To carry off such an action, Licinius quickly needed to acquire a pretext and allies. Fortunately, both were easily attainable. He could justify toppling his fellow emperor on the grounds that Constantine had broken the Edict of Milan; he had begun favouring Christians above pagans. If that was not sufficient grounds for action, then, according to a pagan historian, Constantine’s infringement of Licinius’s territory in the autumn of 315 certainly did the trick.37 As for help in carrying out the murder of the western emperor, Licinius needed only to look as far as the Senate in Rome.
By 316 some pagan senators, for all the favour that Constantine had promised them, were quietly seething with disaffection. They disapproved of his lavish spending from the imperial treasury to build Christian churches. To them it seemed that only bishops had the emperor’s ear and were his favoured dinner guests in the palace. There was no point in expressing ambition, they moaned, for now it was only possible to get ahead in the new regime if you were Christian.
Licinius knew the time was ripe for action. In Nicomedia he asked his court official Senecio to find a willing conspirator in Rome. The ideal assassin needed to have elevated status, be able to gain close access to the emperor and be above suspicion. Senecio had one particularly suitable candidate in mind: his own brother and Constantine’s brother-in-law, Senator Bassianus. In setting the plot in motion, however, Licinius had overlooked his own weakness. It is easy to imagine that just as he had been able to find an ally in Constantine’s inner court, he had forgotten that the western emperor also had a devout ally in the east. One might speculate that it was she who now passed on a surreptitious alert.
Perhaps Constantia had chanced upon a rumour drifting through the corridors of the Nicomedian palace, or perhaps she herself had accidentally overheard the conversation between Licinius and Senecio. It is even possible that she, on discovering the plot against her brother’s life, immediately wrote a letter warning him and dispatched it through a trusted Christian channel of communication. What is certain is that when Bassianus attempted the assassination, he was taken completely by surprise. Constantine had been expecting him. The man who was murdered that night was not the God-beloved emperor, but the putative assassin. When Licinius heard the news he ordered the statues and busts of Constantine in Nicomedia to be smashed. With that, war was declared.

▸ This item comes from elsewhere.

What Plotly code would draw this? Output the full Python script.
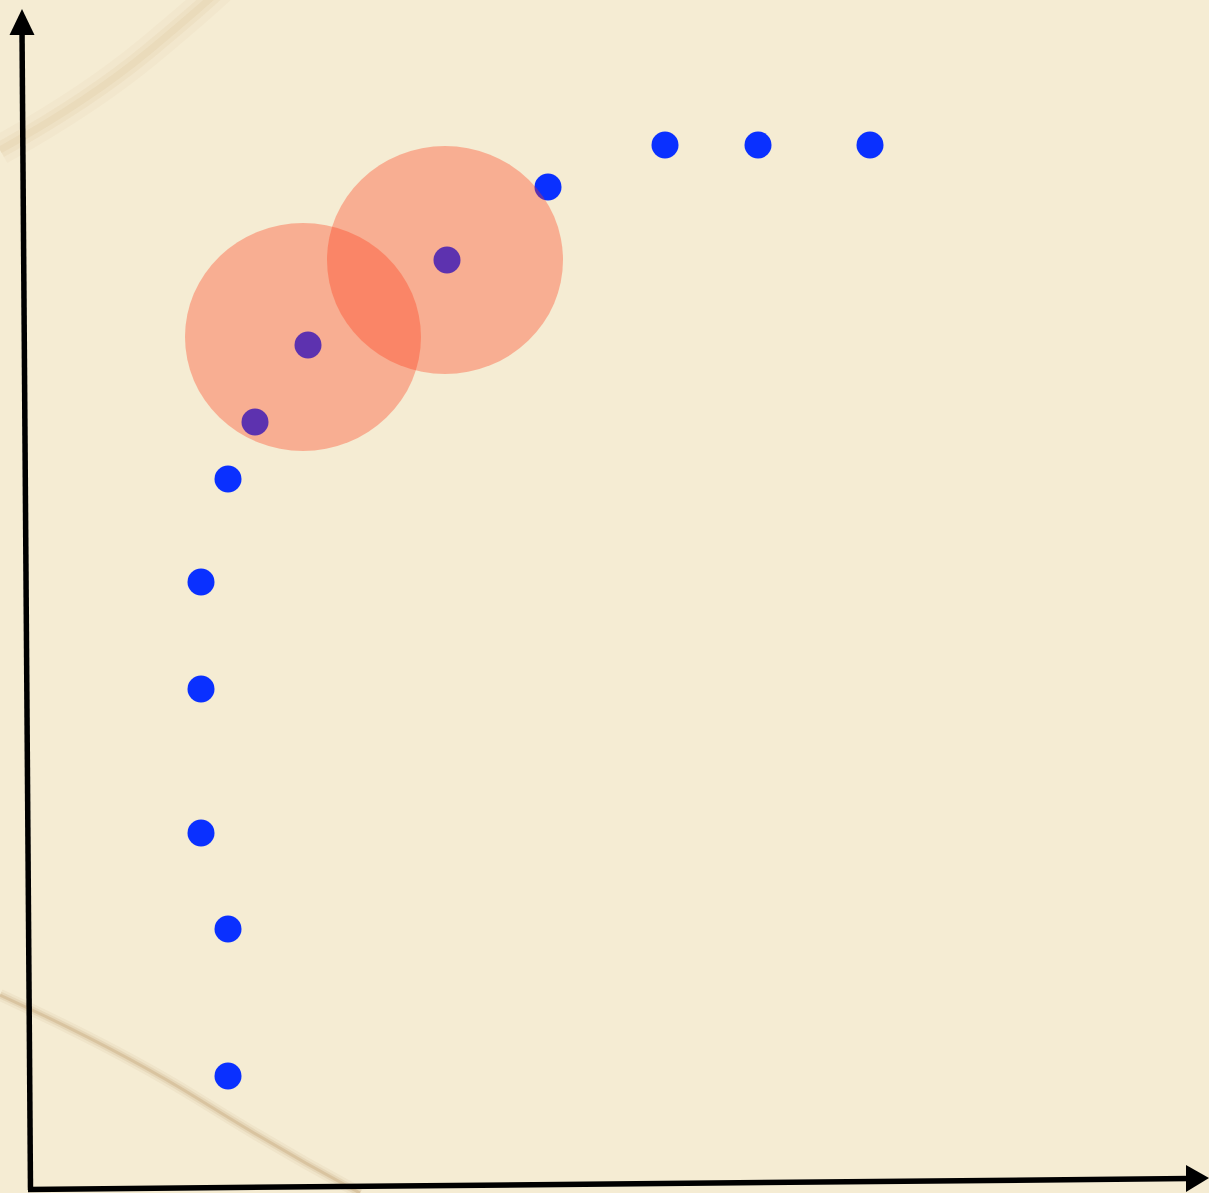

The first encounters between the two armies took place in 316 at Cibalae and Serdica in the Balkans. Although Constantine had the upper hand in both battles, he failed to deliver the decisive blow. As a result, a new alliance was drawn up between the two men. The territories of the Balkans and Greece were ceded to Constantine, while Licinius retained Thrace, Asia Minor, Egypt and the Roman east. The two grudging allies also agreed on the thorny issue of succession: on 1 March 317 Constantine announced from his new seat at Serdica (now Sofia in Bulgaria) that both his sons (his baby by Fausta and Flavius Julius Crispus) and Licinius’s child by Constantia were to be declared Caesars – future emperors in waiting. They also agreed to hold the joint consulship for 317, and thereafter to alternate the consulship of each half of the empire between father and son each year. But beneath this paper-thin show of harmony there were deep cracks. In reality, the peace was at best unstable, at worst a piece of diplomatic cynicism on the part of Constantine. The war had simply been shelved.